Avec ce film à costumes, le maître du polar urbain torturé opérait un surprenant virage et désarçonnait ses fans, car on est dans la très haute bourgeoisie newyorkaise des années 1870, totalement à l'opposée de ce qui se passait à l'autre bout de l'Amérique, avec son Far West rugueux. On navigue entre bals somptueux, réceptions huppées, grands airs d'opéra, salons feutrés, grands diners gastronomiques et cérémonie du thé au citron.
Mais le virage de Scorsese n'est qu'apparent car il nourrit son film des thèmes qui lui sont chers (culpabilité, désir, obsession, refoulement). Véritable autopsie des rites de la haute société newyorkaise d'une époque révolue, opulente et étouffante, le film gratte le vernis de cette société pour révéler les félures des personnages prisonniers des conventions et du conservatisme.

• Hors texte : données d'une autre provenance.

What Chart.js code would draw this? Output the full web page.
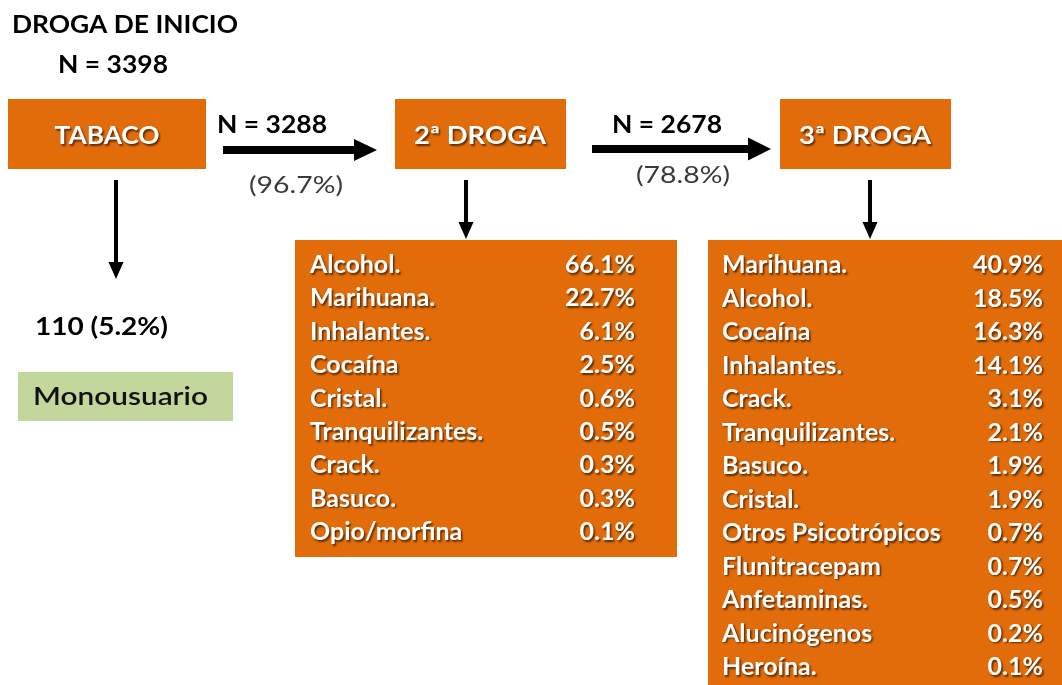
<!DOCTYPE html>
<html>
<head>
<meta charset="utf-8">
<script src="https://cdn.jsdelivr.net/npm/chart.js@4"></script>
<style>
  html, body { margin: 0; padding: 0; background: #fff; }
  #wrap { width: 1062px; height: 685px; position: relative; }
</style>
</head>
<body>
<div id="wrap"><canvas id="myChart"></canvas></div>
<script>
// flow numbers
const nInicio = 3398;
const drogaInicio = 'TABACO';
const nSegunda = 3288;
const pctSegunda = '96.7%';
const nTercera = 2678;
const pctTercera = '78.8%';
const monoN = 110;
const monoPct = '5.2%';

// 2a droga
const segundaDrogas = ['Alcohol.', 'Marihuana.', 'Inhalantes.', 'Cocaína', 'Cristal.', 'Tranquilizantes.', 'Crack.', 'Basuco.', 'Opio/morfina'];
const segundaPcts = [66.1, 22.7, 6.1, 2.5, 0.6, 0.5, 0.3, 0.3, 0.1];

// 3a droga
const terceraDrogas = ['Marihuana.', 'Alcohol.', 'Cocaína', 'Inhalantes.', 'Crack.', 'Tranquilizantes.', 'Basuco.', 'Cristal.', 'Otros Psicotrópicos', 'Flunitracepam', 'Anfetaminas.', 'Alucinógenos', 'Heroína.'];
const terceraPcts = [40.9, 18.5, 16.3, 14.1, 3.1, 2.1, 1.9, 1.9, 0.7, 0.7, 0.5, 0.2, 0.1];

const ORANGE = '#E36C0A';
const GREEN = '#C3D69B';
const FONT = 'Lato, "Open Sans", sans-serif';

const ctx = document.getElementById('myChart');

// draws the whole diagram through the chart's scales
const diagram = {
  id: 'diagram',
  afterDraw(chart) {
    const c = chart.ctx;
    const sx = v => chart.scales.x.getPixelForValue(v);
    const sy = v => chart.scales.y.getPixelForValue(v);

    function box(x1, y1, x2, y2, color) {
      c.fillStyle = color;
      c.fillRect(sx(x1), sy(y1), sx(x2) - sx(x1), sy(y2) - sy(y1));
    }

    function txt(s, x, y, o) {
      o = o || {};
      c.save();
      c.font = (o.weight || 'bold') + ' ' + (o.size || 24) + 'px ' + FONT;
      c.fillStyle = o.color || '#000';
      c.textBaseline = 'alphabetic';
      const w = c.measureText(s).width;
      let k = o.condense || 1;
      if (o.width) k = o.width / w;
      let px = sx(x);
      if (o.align === 'right') px -= w * k;
      if (o.align === 'center') px -= w * k / 2;
      c.translate(px, sy(y));
      c.scale(k, 1);
      if (o.shadow) {
        c.shadowColor = 'rgba(0,0,0,0.6)';
        c.shadowOffsetX = 1.5;
        c.shadowOffsetY = 1.5;
        c.shadowBlur = 2;
      }
      c.fillText(s, 0, 0);
      c.restore();
    }

    function arrowH(x1, x2, y, thick, headLen, headW) {
      c.fillStyle = '#000';
      c.fillRect(sx(x1), sy(y) - thick / 2, sx(x2 - headLen) - sx(x1), thick);
      c.beginPath();
      c.moveTo(sx(x2 - headLen), sy(y) - headW / 2);
      c.lineTo(sx(x2), sy(y));
      c.lineTo(sx(x2 - headLen), sy(y) + headW / 2);
      c.closePath();
      c.fill();
    }

    function arrowV(x, y1, y2, thick, headLen, headW) {
      c.fillStyle = '#000';
      c.fillRect(sx(x) - thick / 2, sy(y1), thick, sy(y2 - headLen) - sy(y1));
      c.beginPath();
      c.moveTo(sx(x) - headW / 2, sy(y2 - headLen));
      c.lineTo(sx(x), sy(y2));
      c.lineTo(sx(x) + headW / 2, sy(y2 - headLen));
      c.closePath();
      c.fill();
    }

    // header
    txt('DROGA DE INICIO', 12, 33, { size: 25, width: 226 });
    txt('N = ' + nInicio, 58, 73, { size: 25, width: 110 });

    // top row boxes
    box(8, 99, 206, 169, ORANGE);
    txt(drogaInicio, 107, 144, { size: 25, color: '#fff', align: 'center', width: 105, shadow: true });
    box(395, 99, 566, 169, ORANGE);
    txt('2ª DROGA', 480, 144, { size: 25, color: '#fff', align: 'center', width: 132, shadow: true });
    box(780, 99, 951, 169, ORANGE);
    txt('3ª DROGA', 865, 144, { size: 25, color: '#fff', align: 'center', width: 132, shadow: true });

    // horizontal arrows
    arrowH(223, 377, 150, 8, 23, 22);
    txt('N = ' + nSegunda, 217, 133, { size: 25, width: 110 });
    txt('(' + pctSegunda + ')', 249, 193, { size: 24, weight: 'normal', color: '#3a3a3a', width: 94 });
    arrowH(592, 771, 149, 8, 23, 23);
    txt('N = ' + nTercera, 612, 133, { size: 25, width: 110 });
    txt('(' + pctTercera + ')', 636, 183, { size: 24, weight: 'normal', color: '#3a3a3a', width: 94 });

    // vertical arrows
    arrowV(116, 180, 279, 4, 17, 15);
    arrowV(466, 180, 239, 4, 17, 15);
    arrowV(870, 180, 239, 4, 17, 15);

    // monousuario
    txt(monoN + ' (' + monoPct + ')', 35, 335, { size: 25, width: 133 });
    box(18, 372, 233, 421, GREEN);
    txt('Monousuario', 33, 405, { size: 25, weight: '600', color: '#111', width: 175 });

    // tables
    box(295, 240, 677, 557, ORANGE);
    segundaDrogas.forEach((d, i) => {
      const y = 273 + i * 33.4;
      txt(d, 310, y, { size: 25, color: '#fff', condense: 1.0, shadow: true });
      txt(segundaPcts[i].toFixed(1) + '%', 635, y, { size: 25, color: '#fff', align: 'right', condense: 1.0, shadow: true });
    });
    box(708, 240, 1062, 685, ORANGE);
    terceraDrogas.forEach((d, i) => {
      const y = 273 + i * 33.5;
      txt(d, 722, y, { size: 25, color: '#fff', condense: 1.0, shadow: true });
      txt(terceraPcts[i].toFixed(1) + '%', 1043, y, { size: 25, color: '#fff', align: 'right', condense: 1.0, shadow: true });
    });
  }
};

new Chart(ctx, {
  type: 'scatter',
  data: { datasets: [{ data: [] }] },
  options: {
    responsive: true,
    maintainAspectRatio: false,
    animation: false,
    layout: { padding: 0 },
    plugins: { legend: { display: false }, tooltip: { enabled: false } },
    scales: {
      x: { type: 'linear', min: 0, max: 1062, display: false },
      y: { type: 'linear', min: 0, max: 685, reverse: true, display: false }
    }
  },
  plugins: [diagram]
});
</script>
</body>
</html>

J'avoue que lors de mon premier visionnage il y a plus de 20 ans, tout ce decorum m'avait ébloui, un peu comme l'avait fait le Guépard, on y voit un étalage de luxe à peu près semblable, mais revu hier soir, j'ai trouvé tout ceci un peu ennuyeux par moment, ça parle beaucoup, ça mange, ça fume au salon, ça ne bouge pas beaucoup et surtout je n'y ai pas ressenti une émotion particulière, aussi je laisse ma note à 8, mais de justesse. J'apprécie quand même le raffinement dont Scorsese a entouré son film, la perfection de sa mise en scène, la beauté des décors de Dante Ferretti, celle des costumes et de la photo ainsi que la musique d'Elmer Bernstein, très adaptée au sujet.
La superbe reconstitution d'époque est également à saluer tout comme l'interprétation : celle de Daniel Day Lewis alors dans sa période beau gosse, est très fine, Michelle Pfeiffer trouve sans doute un de ses rôles majeurs, tous deux sont bien entourés par une Winona Ryder rayonnante, Geraldine Chaplin, Stuart Wilson, Richard E Grant, Jonathan Pryce, Michael Gough, Robert Sean Leonard ou Alec McCowen... Avec cette peinture d'un univers suranné, Scorsese réussit une oeuvre animée d'un feu intérieur, loin de ses films de gangsters.